Accanto al momento culturale è prevista una pausa conviviale sotto la barchessa d’ingresso a Villa Manin, con la degustazione di polente di farine di mais antichi (fra queste, il Baus di Ovaro e il Ros di Aquileia) cotte al momento da polentârs di Verzegnis. Le polente saranno preparate con l’acqua naturale Dolomia (messa a disposizione dall’azienda stessa), che sgorga nel parco naturale delle Dolomiti friulane ed è stata valutata per la seconda volta prodotto d’eccellenza dall’International Taste & Quality Institute di Bruxelles. Al profumo delle polente saranno abbinate le degustazioni di formaggio Montasio (prodotto da latterie che lavorano il latte crudo di Pezzata rossa) e di latterie turnarie (presidio Slow Food) e di prosciutto di San Danieletagliato al coltello. Naturalmente non mancherà un buon bicchiere di vino, selezionato per la guida dei vini (Slow Wine). Nella barchessa sarà anche esposta una selezione di presidii regionali di Slow Food.
Nella Guida di Sow Food Italia – disponibile anche in App da tenere sempre a portata di… “dito” sul proprio smartphone – sono segnalate quest’anno 1.707 osterie (erano 800 nella primissima edizione, 26 anni fa), con 250 chiocciole assegnate. Sono 190 le osterie da visitare, secondo la Guida, per la notevole selezione di formaggi, e 372 quelle per la carta dei vini attenta al territorio. La Guida racconta inoltre di 346 indirizzi dove acquistare prodotti di qualità, gustare un buon gelato o fermarsi per un piacevole aperitivo, 513 locali con un orto di proprietà, 458 osterie che propongono anche un menù vegetariano e 282 osterie con alloggio.

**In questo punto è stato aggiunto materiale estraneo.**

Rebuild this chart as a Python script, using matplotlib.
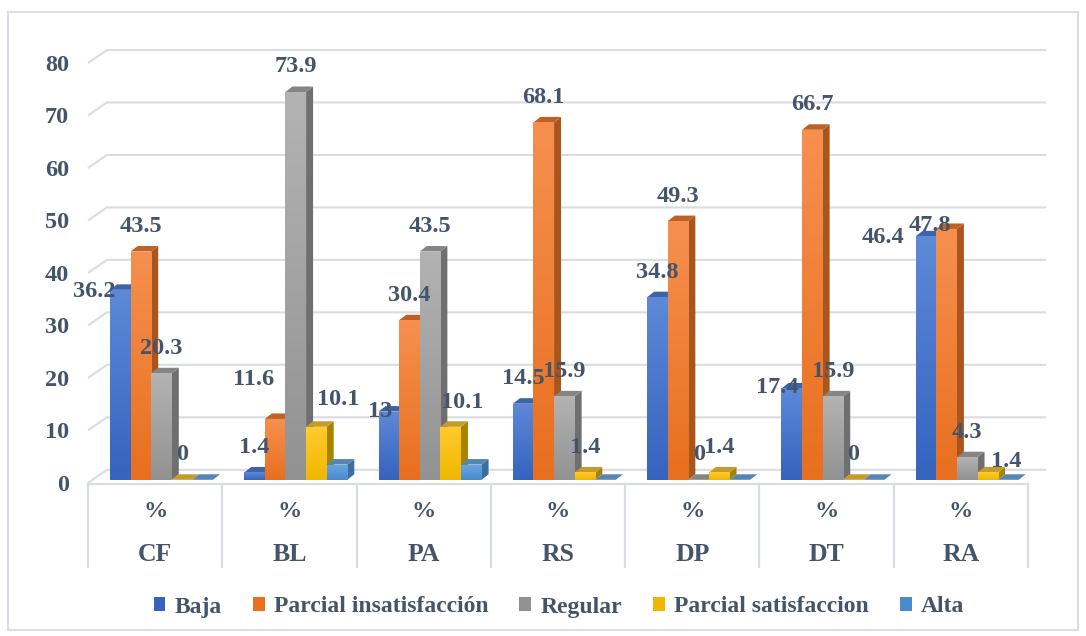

La guida, scrivono i curatori Marco Bolasco ed Eugenio Signoroni nella nuova edizione, «ogni anno ridefinisce un pezzetto di ciò che nel nostro Paese è il “mangiarbere”, proponendovi il più completo e autorevole catalogo della cucina di tradizione e di territorio. Le osterie, per come le abbiamo intese nel tempo, si sono evolute, sono cambiate, sono diventate progressivamente un qualcosa di distante dalla definizione della parola che trovate ancora sul dizionario. Per questo scrivere la guida è impresa sempre più ardua, ma la difficoltà non fa che accrescere l’entusiasmo di chi la realizza. Non si tratta più, infatti, solo di andare a scovare i luoghi più autentici, spesso nascosti e protetti da piccoli paesi di campagna o da qualche stretto vicolo di città. Si tratta piuttosto – nella maggior parte dei casi – di districarsi nella miriade di locali che si autodefiniscono osteria o che a quel modello aspirano. Il compito è quindi cogliere in quali casi i tratti che Slow Food ha attribuito all’osteria siano effettivamente presenti e in quali, invece, siano solo una carta da parati che nasconde crepe e cartongesso».